Nakki Khan, Mangal Pandey's long trusted boyhood companion and Mangal had a long conversation after the Barrackpore town event. Nakki was particularly angry at the attitude of Bihar Muslims and the difficulties faced by the Walliullah-ites. Nakki also mentioned how Azimullah Khan, Nana Sahib's secretary, was sending money to Bihar and Hyderabad. But beyond Kunwar Singh, the fiery Rajput leader, the Bihar Rajas were unwilling to join the move. In Hyderabad where a young Nawab has just come to power, a pro-British party was influencing Salar Jung, the Nawab's Vizier and Hyderabad's effective ruler.
Clearly times were not encouraging. The sepoy, though sullen and disaffected, needed a spark. 1857 after all was not a coup by a military top brass. It was a stratagem brought about by the people with ordinary soldiers as their vanguard. Sepoys were dependent, doubly on their officers, as they did not have senior ones from their ranks. Even those who entertained the idea of a mutiny were unsure as to who was going to command once the officers were killed.
There was an inevitable clash of values and relations. The clash was reaching the point of strain. But the negatives cancelled out the positives in favour of revolution.

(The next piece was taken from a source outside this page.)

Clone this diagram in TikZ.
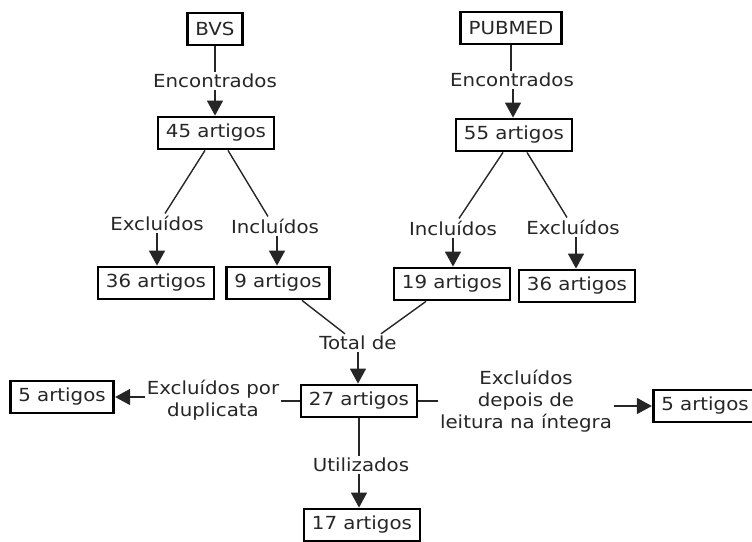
\documentclass[tikz,border=0pt]{standalone}
\usepackage{fontspec}
\setmainfont[FakeStretch=1.1]{DejaVu Sans}
\usetikzlibrary{arrows.meta}
\begin{document}
\begin{tikzpicture}[x=1pt,y=-1pt,
  font=\fontsize{18}{22}\selectfont,
  box/.style={draw=black, line width=2.8pt, fill=white, inner xsep=8pt, inner ysep=0pt, minimum height=32pt, text=black!85},
  lbl/.style={inner sep=2pt, align=center, text=black!85},
  conn/.style={line width=1.4pt, draw=black!85},
  arr/.style={conn, -{Triangle[length=15pt,width=16pt]}}]
\useasboundingbox (0,0) rectangle (752,541);
% nodes
\node[box] (bvs) at (215,29) {BVS};
\node[lbl] (enc1) at (215,81) {Encontrados};
\node[box] (a45) at (216,133) {45 artigos};
\node[lbl] (exc1) at (157,223) {Excluídos};
\node[lbl] (inc1) at (275,226) {Incluídos};
\node[box] (b36) at (156,283) {36 artigos};
\node[box] (b9) at (278,283) {9 artigos};

\node[box] (pub) at (511,28) {PUBMED};
\node[lbl] (enc2) at (512,80) {Encontrados};
\node[box] (a55) at (514,135) {55 artigos};
\node[lbl] (inc2) at (453,228) {Incluídos};
\node[lbl] (exc2) at (573,227) {Excluídos};
\node[box] (b19) at (452,284) {19 artigos};
\node[box] (c36) at (577,286) {36 artigos};

\node[lbl] (tot) at (358,343) {Total de};
\node[box] (a27) at (359,401) {27 artigos};
\node[lbl] (dup) at (213,400) {Excluídos por\\duplicata};
\node[box] (a5l) at (62,397) {5 artigos};
\node[lbl] (lei) at (526,401) {Excluídos\\depois de\\leitura na íntegra};
\node[box] (a5r) at (705,406) {5 artigos};
\node[lbl] (util) at (361,465) {Utilizados};
\node[box] (a17) at (362,525) {17 artigos};

% connectors
\draw[conn] (bvs.south) -- (bvs.south |- enc1.north);
\draw[arr] (bvs.south |- enc1.south) -- (bvs.south |- a45.north);
\draw[conn] ([xshift=-11pt]a45.south) -- ([xshift=8pt]exc1.north);
\draw[conn] ([xshift=12pt]a45.south) -- ([xshift=-7pt]inc1.north);
\draw[arr] (exc1.south) -- (exc1.south |- b36.north);
\draw[arr] ([xshift=2pt]inc1.south) -- ([xshift=2pt]inc1.south |- b9.north);

\draw[conn] (pub.south) -- (pub.south |- enc2.north);
\draw[arr] ([xshift=2pt]pub.south |- enc2.south) -- ([xshift=2pt]pub.south |- a55.north);
\draw[conn] ([xshift=-11pt]a55.south) -- ([xshift=6pt]inc2.north);
\draw[conn] ([xshift=13pt]a55.south) -- ([xshift=-6pt]exc2.north);
\draw[arr] (inc2.south) -- (inc2.south |- b19.north);
\draw[arr] ([xshift=3pt]exc2.south) -- ([xshift=3pt]exc2.south |- c36.north);

\draw[conn] ([xshift=24pt]b9.south) -- ([xshift=-13pt]tot.north);
\draw[conn] ([xshift=-26pt]b19.south) -- ([xshift=23pt]tot.north);
\draw[arr] (tot.south) -- (tot.south |- a27.north);

\draw[conn] (a27.west) -- (dup.east |- a27.west);
\draw[arr] (dup.west |- a5l.east) -- (a5l.east);
\draw[conn] (a27.east) -- (lei.west |- a27.east);
\draw[arr] (lei.east |- a5r.west) -- (a5r.west);

\draw[conn] (a27.south) -- (a27.south |- util.north);
\draw[arr] (a27.south |- util.south) -- (a27.south |- a17.north);
\end{tikzpicture}
\end{document}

People realised that something else and something more dramatic had to be done. Torch lit meetings were held and lots of options were discussed. Some favoured a general attack on Calcutta by Behrampore and Barrackpore regiments. While others went the glib way, arguing for their grievances being put before the white officers, to fool and later attack them. Money became a major consideration. Nana Sahib was reputed not to have enough hard cash. The Lucknow sahukars had raised money in Kathiawar and Bhuj. In proper Bengal, where perhaps the initial strategy of attacking Calcutta was still strong, there was the question of contacting the regiments as far as Assam and Dacca (presently in Bangladesh).
It was soon realised that someone would have to come forward to bell the cat. It was imperative for a martyr to emerge. Someone who could lead by example, break the miscellaneous sepoy hesitations and crack the bond that existed between the black Sepoy and the White officer.